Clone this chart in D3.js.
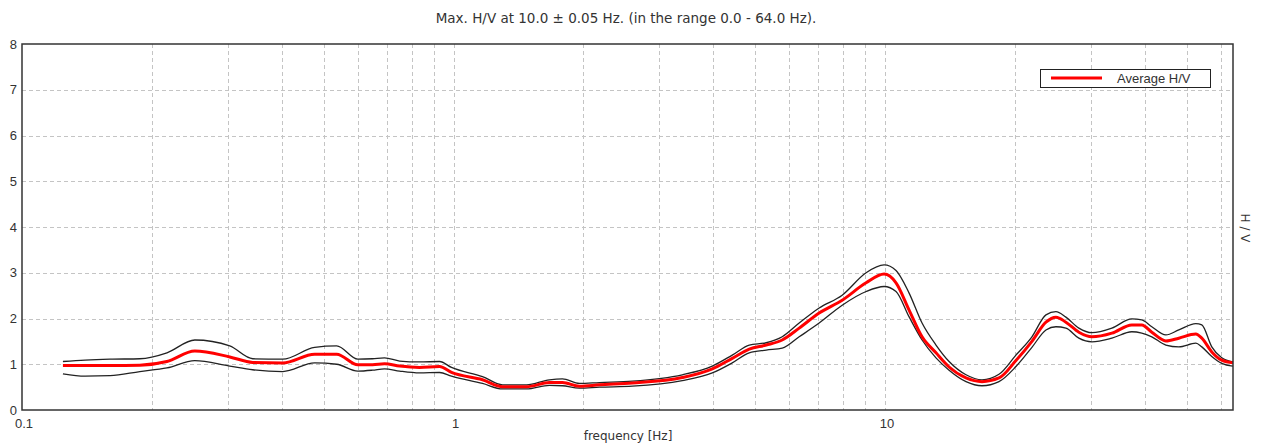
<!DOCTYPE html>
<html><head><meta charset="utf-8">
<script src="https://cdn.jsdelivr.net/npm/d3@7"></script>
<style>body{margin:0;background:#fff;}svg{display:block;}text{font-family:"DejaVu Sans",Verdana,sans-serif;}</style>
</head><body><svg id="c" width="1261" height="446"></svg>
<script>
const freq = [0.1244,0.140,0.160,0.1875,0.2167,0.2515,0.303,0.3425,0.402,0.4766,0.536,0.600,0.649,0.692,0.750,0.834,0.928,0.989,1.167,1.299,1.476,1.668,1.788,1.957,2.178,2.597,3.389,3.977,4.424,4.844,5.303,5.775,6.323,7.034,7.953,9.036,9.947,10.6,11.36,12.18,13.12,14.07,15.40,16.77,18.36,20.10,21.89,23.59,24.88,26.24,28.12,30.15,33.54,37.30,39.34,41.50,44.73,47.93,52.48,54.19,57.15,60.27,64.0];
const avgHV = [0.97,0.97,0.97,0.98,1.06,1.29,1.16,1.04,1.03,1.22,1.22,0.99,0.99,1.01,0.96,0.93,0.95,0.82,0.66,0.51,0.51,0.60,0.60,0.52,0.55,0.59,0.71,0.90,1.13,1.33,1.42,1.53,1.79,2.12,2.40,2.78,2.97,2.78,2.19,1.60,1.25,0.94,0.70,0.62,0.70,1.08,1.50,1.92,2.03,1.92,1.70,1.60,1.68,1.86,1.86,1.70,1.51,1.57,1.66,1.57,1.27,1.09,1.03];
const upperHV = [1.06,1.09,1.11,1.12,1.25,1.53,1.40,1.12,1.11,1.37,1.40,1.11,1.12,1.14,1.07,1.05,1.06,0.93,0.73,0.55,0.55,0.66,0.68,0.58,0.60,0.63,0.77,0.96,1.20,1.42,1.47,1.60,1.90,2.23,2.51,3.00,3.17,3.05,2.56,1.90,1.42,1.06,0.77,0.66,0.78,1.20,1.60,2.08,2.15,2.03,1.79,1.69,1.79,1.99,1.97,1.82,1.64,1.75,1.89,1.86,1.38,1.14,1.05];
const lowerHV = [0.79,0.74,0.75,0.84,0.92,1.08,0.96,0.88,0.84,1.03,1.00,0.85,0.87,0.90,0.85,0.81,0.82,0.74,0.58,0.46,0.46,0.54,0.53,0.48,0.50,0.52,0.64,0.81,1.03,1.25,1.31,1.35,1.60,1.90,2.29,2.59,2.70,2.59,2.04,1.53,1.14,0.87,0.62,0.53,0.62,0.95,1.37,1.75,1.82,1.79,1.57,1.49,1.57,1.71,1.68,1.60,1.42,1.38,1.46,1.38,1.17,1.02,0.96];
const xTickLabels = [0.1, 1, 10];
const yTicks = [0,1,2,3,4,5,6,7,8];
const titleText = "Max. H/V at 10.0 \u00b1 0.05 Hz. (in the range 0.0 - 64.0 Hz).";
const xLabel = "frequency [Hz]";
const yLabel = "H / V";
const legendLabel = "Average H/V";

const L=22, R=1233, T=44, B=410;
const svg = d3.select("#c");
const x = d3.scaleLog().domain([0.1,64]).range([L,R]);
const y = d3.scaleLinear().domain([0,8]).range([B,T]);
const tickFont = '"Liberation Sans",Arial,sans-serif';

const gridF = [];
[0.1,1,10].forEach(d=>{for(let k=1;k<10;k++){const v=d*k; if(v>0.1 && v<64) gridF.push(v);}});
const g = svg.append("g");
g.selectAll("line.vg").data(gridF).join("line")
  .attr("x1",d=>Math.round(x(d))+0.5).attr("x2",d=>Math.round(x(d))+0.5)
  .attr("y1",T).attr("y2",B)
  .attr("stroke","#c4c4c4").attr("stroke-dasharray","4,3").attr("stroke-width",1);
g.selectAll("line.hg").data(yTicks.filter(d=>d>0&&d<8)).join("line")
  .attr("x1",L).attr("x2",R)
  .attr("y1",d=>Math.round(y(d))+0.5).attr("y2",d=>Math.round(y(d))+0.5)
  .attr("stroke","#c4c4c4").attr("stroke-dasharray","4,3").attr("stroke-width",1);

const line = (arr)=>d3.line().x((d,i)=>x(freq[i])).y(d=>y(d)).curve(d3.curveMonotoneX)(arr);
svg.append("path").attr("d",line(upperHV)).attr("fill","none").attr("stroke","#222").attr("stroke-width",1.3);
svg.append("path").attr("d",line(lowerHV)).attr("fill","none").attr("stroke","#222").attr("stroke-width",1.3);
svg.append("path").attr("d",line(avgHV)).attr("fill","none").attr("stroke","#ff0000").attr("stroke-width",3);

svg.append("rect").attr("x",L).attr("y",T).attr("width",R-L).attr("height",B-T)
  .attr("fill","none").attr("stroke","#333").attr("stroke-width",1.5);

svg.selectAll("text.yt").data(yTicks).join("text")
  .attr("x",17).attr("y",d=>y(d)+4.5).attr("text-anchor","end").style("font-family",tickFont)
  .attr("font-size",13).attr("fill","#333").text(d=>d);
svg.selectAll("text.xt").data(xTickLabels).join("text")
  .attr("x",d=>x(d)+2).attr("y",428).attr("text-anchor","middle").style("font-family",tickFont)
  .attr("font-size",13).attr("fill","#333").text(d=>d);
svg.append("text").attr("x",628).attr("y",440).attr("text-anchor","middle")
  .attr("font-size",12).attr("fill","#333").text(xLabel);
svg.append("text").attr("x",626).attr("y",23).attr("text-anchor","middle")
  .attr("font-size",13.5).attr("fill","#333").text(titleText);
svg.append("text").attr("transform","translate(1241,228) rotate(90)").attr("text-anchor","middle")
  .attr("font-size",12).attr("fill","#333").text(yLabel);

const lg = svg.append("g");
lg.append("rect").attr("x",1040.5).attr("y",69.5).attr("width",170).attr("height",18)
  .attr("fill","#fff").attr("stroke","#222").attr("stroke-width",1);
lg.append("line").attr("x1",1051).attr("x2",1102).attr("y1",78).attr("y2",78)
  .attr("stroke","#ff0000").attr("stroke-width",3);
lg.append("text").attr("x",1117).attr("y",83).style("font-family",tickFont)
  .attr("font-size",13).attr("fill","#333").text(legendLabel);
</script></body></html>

========================

GIVEN PROBLEM =>
Repeat the material verbatim. Do not carry over any picture.

SOLUTION TO THIS EXERCISE =>
Clone this chart in D3.js.
<!DOCTYPE html>
<html><head><meta charset="utf-8">
<script src="https://cdn.jsdelivr.net/npm/d3@7"></script>
<style>body{margin:0;background:#fff;}svg{display:block;}text{font-family:"DejaVu Sans",Verdana,sans-serif;}</style>
</head><body><svg id="c" width="1261" height="446"></svg>
<script>
const freq = [0.1244,0.140,0.160,0.1875,0.2167,0.2515,0.303,0.3425,0.402,0.4766,0.536,0.600,0.649,0.692,0.750,0.834,0.928,0.989,1.167,1.299,1.476,1.668,1.788,1.957,2.178,2.597,3.389,3.977,4.424,4.844,5.303,5.775,6.323,7.034,7.953,9.036,9.947,10.6,11.36,12.18,13.12,14.07,15.40,16.77,18.36,20.10,21.89,23.59,24.88,26.24,28.12,30.15,33.54,37.30,39.34,41.50,44.73,47.93,52.48,54.19,57.15,60.27,64.0];
const avgHV = [0.97,0.97,0.97,0.98,1.06,1.29,1.16,1.04,1.03,1.22,1.22,0.99,0.99,1.01,0.96,0.93,0.95,0.82,0.66,0.51,0.51,0.60,0.60,0.52,0.55,0.59,0.71,0.90,1.13,1.33,1.42,1.53,1.79,2.12,2.40,2.78,2.97,2.78,2.19,1.60,1.25,0.94,0.70,0.62,0.70,1.08,1.50,1.92,2.03,1.92,1.70,1.60,1.68,1.86,1.86,1.70,1.51,1.57,1.66,1.57,1.27,1.09,1.03];
const upperHV = [1.06,1.09,1.11,1.12,1.25,1.53,1.40,1.12,1.11,1.37,1.40,1.11,1.12,1.14,1.07,1.05,1.06,0.93,0.73,0.55,0.55,0.66,0.68,0.58,0.60,0.63,0.77,0.96,1.20,1.42,1.47,1.60,1.90,2.23,2.51,3.00,3.17,3.05,2.56,1.90,1.42,1.06,0.77,0.66,0.78,1.20,1.60,2.08,2.15,2.03,1.79,1.69,1.79,1.99,1.97,1.82,1.64,1.75,1.89,1.86,1.38,1.14,1.05];
const lowerHV = [0.79,0.74,0.75,0.84,0.92,1.08,0.96,0.88,0.84,1.03,1.00,0.85,0.87,0.90,0.85,0.81,0.82,0.74,0.58,0.46,0.46,0.54,0.53,0.48,0.50,0.52,0.64,0.81,1.03,1.25,1.31,1.35,1.60,1.90,2.29,2.59,2.70,2.59,2.04,1.53,1.14,0.87,0.62,0.53,0.62,0.95,1.37,1.75,1.82,1.79,1.57,1.49,1.57,1.71,1.68,1.60,1.42,1.38,1.46,1.38,1.17,1.02,0.96];
const xTickLabels = [0.1, 1, 10];
const yTicks = [0,1,2,3,4,5,6,7,8];
const titleText = "Max. H/V at 10.0 \u00b1 0.05 Hz. (in the range 0.0 - 64.0 Hz).";
const xLabel = "frequency [Hz]";
const yLabel = "H / V";
const legendLabel = "Average H/V";

const L=22, R=1233, T=44, B=410;
const svg = d3.select("#c");
const x = d3.scaleLog().domain([0.1,64]).range([L,R]);
const y = d3.scaleLinear().domain([0,8]).range([B,T]);
const tickFont = '"Liberation Sans",Arial,sans-serif';

const gridF = [];
[0.1,1,10].forEach(d=>{for(let k=1;k<10;k++){const v=d*k; if(v>0.1 && v<64) gridF.push(v);}});
const g = svg.append("g");
g.selectAll("line.vg").data(gridF).join("line")
  .attr("x1",d=>Math.round(x(d))+0.5).attr("x2",d=>Math.round(x(d))+0.5)
  .attr("y1",T).attr("y2",B)
  .attr("stroke","#c4c4c4").attr("stroke-dasharray","4,3").attr("stroke-width",1);
g.selectAll("line.hg").data(yTicks.filter(d=>d>0&&d<8)).join("line")
  .attr("x1",L).attr("x2",R)
  .attr("y1",d=>Math.round(y(d))+0.5).attr("y2",d=>Math.round(y(d))+0.5)
  .attr("stroke","#c4c4c4").attr("stroke-dasharray","4,3").attr("stroke-width",1);

const line = (arr)=>d3.line().x((d,i)=>x(freq[i])).y(d=>y(d)).curve(d3.curveMonotoneX)(arr);
svg.append("path").attr("d",line(upperHV)).attr("fill","none").attr("stroke","#222").attr("stroke-width",1.3);
svg.append("path").attr("d",line(lowerHV)).attr("fill","none").attr("stroke","#222").attr("stroke-width",1.3);
svg.append("path").attr("d",line(avgHV)).attr("fill","none").attr("stroke","#ff0000").attr("stroke-width",3);

svg.append("rect").attr("x",L).attr("y",T).attr("width",R-L).attr("height",B-T)
  .attr("fill","none").attr("stroke","#333").attr("stroke-width",1.5);

svg.selectAll("text.yt").data(yTicks).join("text")
  .attr("x",17).attr("y",d=>y(d)+4.5).attr("text-anchor","end").style("font-family",tickFont)
  .attr("font-size",13).attr("fill","#333").text(d=>d);
svg.selectAll("text.xt").data(xTickLabels).join("text")
  .attr("x",d=>x(d)+2).attr("y",428).attr("text-anchor","middle").style("font-family",tickFont)
  .attr("font-size",13).attr("fill","#333").text(d=>d);
svg.append("text").attr("x",628).attr("y",440).attr("text-anchor","middle")
  .attr("font-size",12).attr("fill","#333").text(xLabel);
svg.append("text").attr("x",626).attr("y",23).attr("text-anchor","middle")
  .attr("font-size",13.5).attr("fill","#333").text(titleText);
svg.append("text").attr("transform","translate(1241,228) rotate(90)").attr("text-anchor","middle")
  .attr("font-size",12).attr("fill","#333").text(yLabel);

const lg = svg.append("g");
lg.append("rect").attr("x",1040.5).attr("y",69.5).attr("width",170).attr("height",18)
  .attr("fill","#fff").attr("stroke","#222").attr("stroke-width",1);
lg.append("line").attr("x1",1051).attr("x2",1102).attr("y1",78).attr("y2",78)
  .attr("stroke","#ff0000").attr("stroke-width",3);
lg.append("text").attr("x",1117).attr("y",83).style("font-family",tickFont)
  .attr("font-size",13).attr("fill","#333").text(legendLabel);
</script></body></html>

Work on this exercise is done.